Governments and companies often try to use the cluster effect to promote a particular place as good for a certain type of business. For example, the city of Bangalore, India has utilized the cluster effect in order to convince a number of high-tech companies to set up shop there. Similarly, Las Vegas has benefited through the cluster effect of the gambling industry. In France, the national industrial policy includes support for a specific form of business clusters, called "Pôles de Compétitivité", such as Cap Digital. Another good example is the Nano/Microelectronics and Embedded Systems" or in short "mi-Cluster" that was facilitated by "Corallia Cluster Initiative" in Greece. Corallia introduced a bottom-up, 3-phase programme framework for facilitating cluster development, and was short-listed among the final classification (finalists) for the DG REGIO's RegioStars 2009 Awards in the category "Research, Technological Development and Innovation".
The cluster effect does not continue forever though. To sustain cluster performance in the long term, clusters need to manage network openness to business outside the cluster while facilitating strong inter-organisational relationships within the cluster. Its relative influence is also dictated by other market factors such as expected revenue, strength of demand, taxes, competition and politics. In the case of Silicon Valley as stated above for example, increased crowding in the valley led to severe shortage of office and residential space which in turn forced many companies to move to alternative locations such as Austin, Texas and Raleigh-Durham, North Carolina even though they would have liked to stay in the valley.

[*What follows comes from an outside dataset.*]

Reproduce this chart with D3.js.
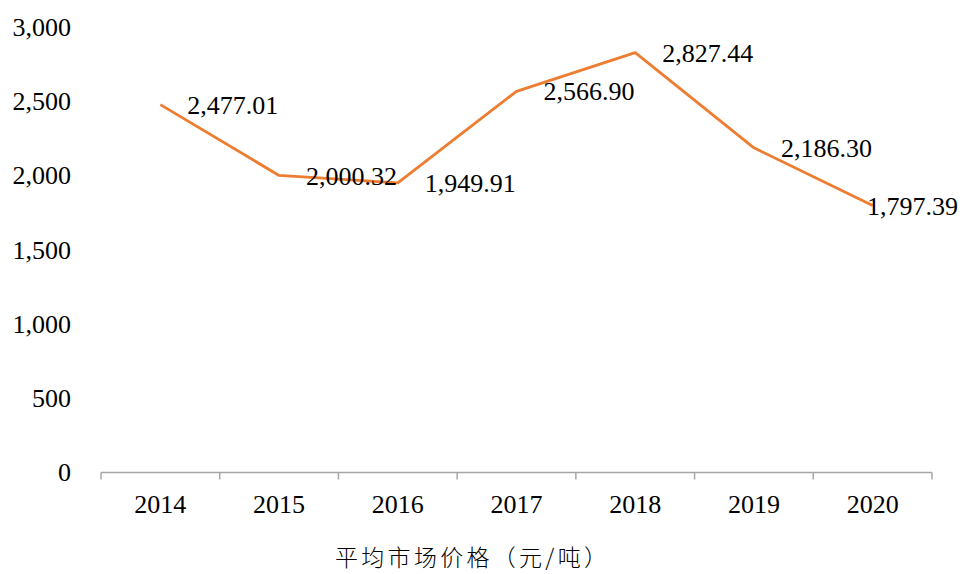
<!DOCTYPE html>
<html lang="zh">
<head>
    <meta charset="UTF-8">
    <title>平均市场价格</title>
    <style>
        body { margin: 0; background: #fff; }
        svg { display: block; }
        .num { font-family: "Liberation Serif", "Times New Roman", serif; font-size: 26px; fill: #000; }
        .title { font-family: "Noto Sans CJK SC", sans-serif; font-size: 23px; font-weight: 300; fill: #000; }
    </style>
</head>
<body>
<script src="https://d3js.org/d3.v7.min.js"></script>
<script>
    // 数据
    const years = ['2014', '2015', '2016', '2017', '2018', '2019', '2020'];
    const prices = [2477.01, 2000.32, 1949.91, 2566.90, 2827.44, 2186.30, 1797.39];
    const yTicks = [0, 500, 1000, 1500, 2000, 2500, 3000];
    const titleText = '平均市场价格（元/吨）';

    const width = 963, height = 574;
    const plotLeft = 101, plotRight = 932, plotTop = 27, plotBottom = 472.5;

    const svg = d3.select('body').append('svg')
        .attr('width', width)
        .attr('height', height);

    const x = d3.scaleBand().domain(years).range([plotLeft, plotRight]).padding(0);
    const y = d3.scaleLinear().domain([0, 3000]).range([plotBottom, plotTop]);
    const cx = d => x(d) + x.bandwidth() / 2;

    // y 轴，只有标签
    const yAxis = d3.axisLeft(y).tickValues(yTicks).tickSize(0).tickPadding(0)
        .tickFormat(d3.format(','));
    svg.append('g')
        .attr('transform', 'translate(71,0)')
        .call(yAxis)
        .call(g => g.select('.domain').remove())
        .call(g => g.selectAll('text').attr('class', 'num'));

    // x 轴
    const xAxis = d3.axisBottom(x).tickSize(0).tickPadding(22);
    svg.append('g')
        .attr('transform', `translate(0,${plotBottom})`)
        .call(xAxis)
        .call(g => g.select('.domain').remove())
        .call(g => g.selectAll('text').attr('class', 'num'));
    svg.selectAll('g').attr('font-family', null).attr('font-size', null);

    // 轴线与分隔刻度
    const bounds = years.map(d => x(d)).concat([x(years[years.length - 1]) + x.bandwidth()]);
    svg.append('line')
        .attr('x1', plotLeft).attr('x2', plotRight)
        .attr('y1', plotBottom).attr('y2', plotBottom)
        .attr('stroke', '#a6a6a6').attr('stroke-width', 1.5);
    svg.append('g').selectAll('line').data(bounds).enter().append('line')
        .attr('x1', d => d).attr('x2', d => d)
        .attr('y1', plotBottom).attr('y2', plotBottom + 7)
        .attr('stroke', '#a6a6a6').attr('stroke-width', 1.5);

    // 折线
    const line = d3.line().x((d, i) => cx(years[i])).y(d => y(d));
    svg.append('path')
        .datum(prices)
        .attr('d', line)
        .attr('fill', 'none')
        .attr('stroke', '#ed7d31')
        .attr('stroke-width', 2.8)
        .attr('stroke-linejoin', 'round');

    // 数据标签
    const fmt = d3.format(',.2f');
    svg.append('g').selectAll('text').data(prices).enter().append('text')
        .attr('class', 'num')
        .attr('x', (d, i) => cx(years[i]) + 27)
        .attr('y', d => y(d))
        .attr('dy', '0.35em')
        .text(d => fmt(d))
        .each(function () {
            const w = this.getComputedTextLength();
            const xx = +this.getAttribute('x');
            if (xx + w > width - 5) this.setAttribute('x', width - 5 - w);
        });

    // 标题
    svg.append('text')
        .attr('class', 'title')
        .attr('x', 471)
        .attr('y', 566)
        .attr('text-anchor', 'middle')
        .attr('textLength', 272)
        .attr('lengthAdjust', 'spacing')
        .text(titleText);
</script>
</body>
</html>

Sometimes cluster strategies still do not produce enough of a positive impact to be justified in certain industries. For instance, in the case of Builders Square, the home improvement retailer could not compete with industry leaders such as Home Depot when it could not materialize the same low costs and contracts. As a result, it was presented with an option to form a merger with another home improvement retailer, Hechinger to better improve their business clusters and compete with Home Depot and other industry leaders. However, when it failed to do so, it slowly began to fail and eventually fell into bankruptcy. Although the merger attempted to create geographic clusters to compete with the low costs of other firms, costs were not lowered enough and eventually the plan failed, forcing Hechinger into Chapter 7 liquidation and Builders Square out of the industry.